Ia mengatakan untuk menggenjot pembangunan di daerah, pemerintah memberikan kewenangan pada masyarakat desa mengurus dirinya sendiri. Oleh karena itu sejak 2015 pemerintah sudah mengucurkan dana Rp 300an juta setiap desa, 2016 setiap desa kurang lebih Rp 600 juta, dan 2017 menjadi Rp 800 juta per desa.
"Silakan desa sendiri menentukan, kebutuhan apa saja yang dibutuhkan dengan menggunakan dana desa itu. Hal ini merupakan kesempatan bagi masyarakat untuk mulai memerhatikan pembangunan di desanya," katanya.
Ia menuturkan memang banyak komplain tentang pembagian dana desa, yakni desa yang memiliki banyak penduduk dengan desa yang memiliki sedikit penduduk mendapat dana desa yang sama. Ia mengakui memang 90 persen rata-rata dibuat sama, kemudian 10 persen baru disesuaikan dengan jumlah penduduk, luas wilayah, kondisi kemiskinan, dan geografisnya. "Mudah-mudahan di tahun 2018 kami sudah memiliki hitung-hitungan yang yang lebih fair, terutama adalah memerhatikan jumlah penduduk dan luas wilayah," katanya.
Ia mengatakan melalui dana desa paling tidak Kemendes ingin meningkatkan desa-desa yang awalnya tertinggal menjadi desa yang lebih mandiri. Mandiri itu adalah ukuran maksimal dari pembangunan di desa.
Ia menuturkan Kementerian Desa Pembangunan Daerah Tertinggal dan Transmigrasi dibentuk sebagai wujud komitmen pemerintah untuk mengubah cara pandang melihat desa yang selama ini salah.

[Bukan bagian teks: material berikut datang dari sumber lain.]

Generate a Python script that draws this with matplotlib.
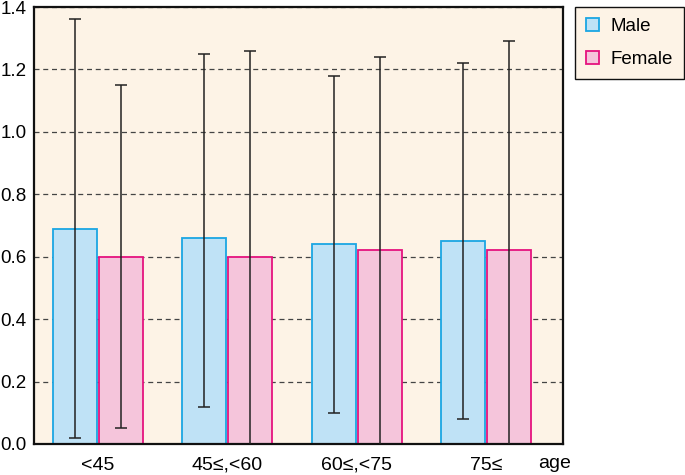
import matplotlib
matplotlib.use("Agg")
import matplotlib.pyplot as plt
import numpy as np

plt.rcParams['font.family'] = ['Liberation Sans', 'DejaVu Sans']

categories = ["<45", "45≤,<60", "60≤,<75", "75≤"]
male_mean = [0.69, 0.66, 0.64, 0.65]
male_low = [0.02, 0.12, 0.10, 0.08]
male_high = [1.36, 1.25, 1.18, 1.22]
female_mean = [0.60, 0.60, 0.62, 0.62]
female_low = [0.05, -0.06, -0.02, -0.05]
female_high = [1.15, 1.26, 1.24, 1.29]
y_ticks = [0.0, 0.2, 0.4, 0.6, 0.8, 1.0, 1.2, 1.4]

bg = "#fdf3e6"
male_fill, male_edge = "#bfe2f6", "#1ba6e3"
female_fill, female_edge = "#f5c5db", "#e5137e"
fs = 13.5

fig = plt.figure(figsize=(6.85, 4.75), dpi=100)
ax = fig.add_axes([34/685, 1-444/475, (563-34)/685, (444-7)/475])
ax.set_facecolor(bg)

x = np.arange(len(categories))
w = 0.34
off = 0.177
mm = np.array(male_mean); fm = np.array(female_mean)
ax.bar(x - off, mm, w, color=male_fill, edgecolor=male_edge, linewidth=1.3, label="Male", zorder=2)
ax.bar(x + off, fm, w, color=female_fill, edgecolor=female_edge, linewidth=1.3, label="Female", zorder=2)
ax.errorbar(x - off, mm, yerr=[mm - np.array(male_low), np.array(male_high) - mm],
            fmt='none', ecolor='#222222', elinewidth=1.1, capsize=4, capthick=1.1, zorder=3)
ax.errorbar(x + off, fm, yerr=[fm - np.array(female_low), np.array(female_high) - fm],
            fmt='none', ecolor='#222222', elinewidth=1.1, capsize=4, capthick=1.1, zorder=3)

ax.set_ylim(0, 1.4)
ax.set_xlim(-0.495, 3.595)
ax.set_yticks(y_ticks)
ax.set_yticklabels([f"{v:.1f}" for v in y_ticks], fontsize=fs)
ax.set_xticks(x)
ax.set_xticklabels(categories, fontsize=14)
ax.tick_params(axis='y', length=0, pad=5.5)
ax.tick_params(axis='x', length=0, pad=9)
ax.yaxis.grid(True, linestyle=(0, (4, 3)), color='#444444', linewidth=0.9, zorder=1)
ax.set_axisbelow(True)
for s in ax.spines.values():
    s.set_linewidth(1.6)
    s.set_color('#111111')

fig.text(555/685, 1-464/475, "age", fontsize=14, ha='center', va='center')

leg = fig.legend(loc='upper left', bbox_to_anchor=(575/685, 1-7/475), fontsize=fs,
                 frameon=True, fancybox=False, handlelength=0.7, handleheight=0.7,
                 handletextpad=0.64, borderpad=0.57, labelspacing=0.85, borderaxespad=0)
leg.get_frame().set_facecolor(bg)
leg.get_frame().set_edgecolor('#111111')
leg.get_frame().set_linewidth(1.0)
leg.get_frame().set_alpha(1)

fig.savefig("out.png", dpi=100)
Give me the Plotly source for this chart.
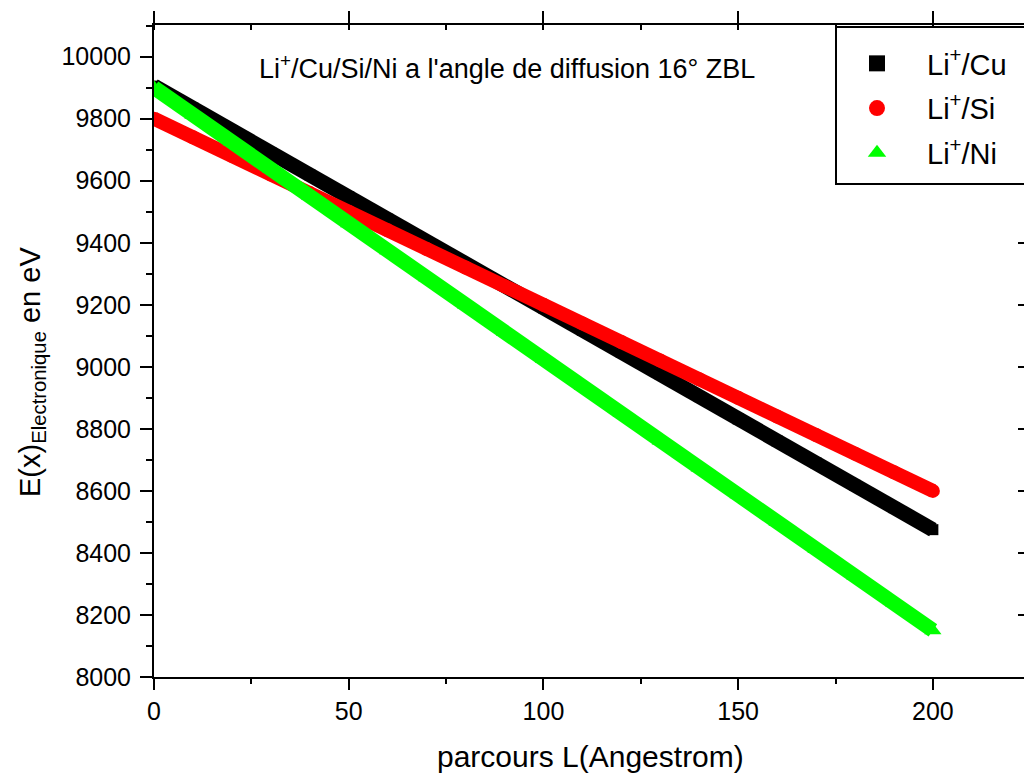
import plotly.graph_objects as go

# Path length L (Angstrom), read every 10 units
L = [0, 10, 20, 30, 40, 50, 60, 70, 80, 90, 100,
     110, 120, 130, 140, 150, 160, 170, 180, 190, 200]

# Electronic energy loss E(x) in eV
E_Cu = [9905, 9834, 9762, 9690, 9619, 9548, 9476, 9404, 9333, 9262, 9190,
        9118, 9047, 8976, 8904, 8832, 8761, 8690, 8618, 8546, 8475]
E_Si = [9800, 9740, 9680, 9620, 9560, 9500, 9440, 9380, 9320, 9260, 9200,
        9140, 9080, 9020, 8960, 8900, 8840, 8780, 8720, 8660, 8600]
E_Ni = [9900, 9812, 9725, 9638, 9550, 9462, 9375, 9288, 9200, 9112, 9025,
        8938, 8850, 8762, 8675, 8588, 8500, 8412, 8325, 8238, 8150]

series_names = ["Li<sup>+</sup>/Cu", "Li<sup>+</sup>/Si", "Li<sup>+</sup>/Ni"]
title_text = "Li<sup>+</sup>/Cu/Si/Ni a l'angle de diffusion 16° ZBL"
x_title = "parcours L(Angestrom)"
y_title = "E(x)<sub>Electronique</sub> en eV"

FONT = "Liberation Sans, Arial, sans-serif"
W, H = 1024, 773
ML, MR, MT, MB = 154, 0, 25, 96
PW, PH = W - ML - MR, H - MT - MB

def px_x(p):
    return (p - ML) / PW

def px_y(p):
    return (H - MB - p) / PH

XR = [0, 223.4]
YR = [8000, 10102]

fig = go.Figure()

specs = [
    (E_Cu, "#000000", "square", 11, 15, 16),
    (E_Si, "#FF0000", "circle", 14, 14, 16),
    (E_Ni, "#00FF00", "triangle-up", 15, 15, 16),
]

for (vals, col, sym, msize, lw, lsize), name in zip(specs, series_names):
    fig.add_trace(go.Scatter(
        x=L, y=vals, mode="lines+markers",
        line=dict(color=col, width=lw),
        marker=dict(color=col, symbol=sym, size=msize, line=dict(width=0)),
        showlegend=False, hoverinfo="x+y", name=name,
    ))

for i, ((vals, col, sym, msize, lw, lsize), name) in enumerate(zip(specs, series_names)):
    fig.add_trace(go.Scatter(
        x=[None], y=[None], mode="markers",
        marker=dict(color=col, symbol=sym, size=lsize, line=dict(width=0)),
        name=name, legendgroup=f"g{i}", showlegend=True,
    ))

# helper trace for the mirrored top / right axes
fig.add_trace(go.Scatter(x=[None], y=[None], xaxis="x2", yaxis="y2",
                         showlegend=False, hoverinfo="skip"))

axis_font = dict(family=FONT, size=25, color="black")

fig.update_layout(
    width=W, height=H,
    margin=dict(l=ML, r=MR, t=MT, b=MB, pad=0),
    paper_bgcolor="white", plot_bgcolor="white",
    font=dict(family=FONT, color="black"),
    xaxis=dict(
        range=XR, showgrid=False, zeroline=False,
        showline=True, linecolor="black", linewidth=2,
        ticks="outside", ticklen=11, tickwidth=2, tickcolor="black",
        tick0=0, dtick=50, tickfont=axis_font, tickformat="d",
        minor=dict(ticks="outside", ticklen=5, tickwidth=2, tickcolor="black", dtick=25),
    ),
    yaxis=dict(
        range=YR, showgrid=False, zeroline=False,
        showline=True, linecolor="black", linewidth=2,
        ticks="outside", ticklen=12, tickwidth=2, tickcolor="black",
        tick0=8000, dtick=200, tickfont=axis_font, tickformat="d",
        ticklabelstandoff=4,
        minor=dict(ticks="outside", ticklen=6, tickwidth=2, tickcolor="black", dtick=100),
    ),
    xaxis2=dict(
        overlaying="x", side="top", range=XR, showgrid=False, zeroline=False,
        showline=True, linecolor="black", linewidth=2,
        ticks="outside", ticklen=12, tickwidth=2, tickcolor="black",
        tick0=0, dtick=50, showticklabels=False,
        minor=dict(ticks="inside", ticklen=5, tickwidth=2, tickcolor="black", dtick=25),
    ),
    yaxis2=dict(
        overlaying="y", side="right", range=YR, showgrid=False, zeroline=False,
        showline=False, ticks="inside", ticklen=6, tickwidth=2, tickcolor="black",
        tick0=8000, dtick=200, showticklabels=False,
    ),
    legend=dict(
        x=px_x(827), y=px_y(38), xanchor="left", yanchor="top",
        bgcolor="rgba(0,0,0,0)", borderwidth=0,
        font=dict(family=FONT, size=29, color="black"),
        itemwidth=90, tracegroupgap=4, traceorder="grouped",
    ),
    shapes=[dict(
        type="rect", xref="paper", yref="paper",
        x0=px_x(836), x1=px_x(1040), y0=px_y(184), y1=px_y(27),
        line=dict(color="black", width=2), fillcolor="white", layer="above",
    )],
    annotations=[
        dict(text=title_text, xref="paper", yref="paper",
             x=px_x(257), y=px_y(67), xanchor="left", yanchor="middle",
             showarrow=False, font=dict(family=FONT, size=27, color="black")),
        dict(text=x_title, xref="paper", yref="paper",
             x=px_x(590), y=px_y(756), xanchor="center", yanchor="middle",
             showarrow=False, font=dict(family=FONT, size=30, color="black")),
        dict(text=y_title, xref="paper", yref="paper", textangle=-90,
             x=px_x(32), y=px_y(372), xanchor="center", yanchor="middle",
             showarrow=False, font=dict(family=FONT, size=29, color="black")),
    ],
)

fig.write_html("out.html")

"Selama ini kita melihat orang desa hanyalah objek dari apa yang dilakukan oleh pemerintah pusat di desa. Hal ini salah karena ternyata masyaralat desa itu lebih pintar dan mengerti akan kebutuhan yang sebetulnya dia butuhkan. Kadang kala orang kota sok pintar, segala yang dibutuhkan orang desa, padahal yang diketahui itu hanya sedikit sehingga munculah tiba-tiba pembangunan yang dianggap dibutuhkan, ternyata tidak," katanya.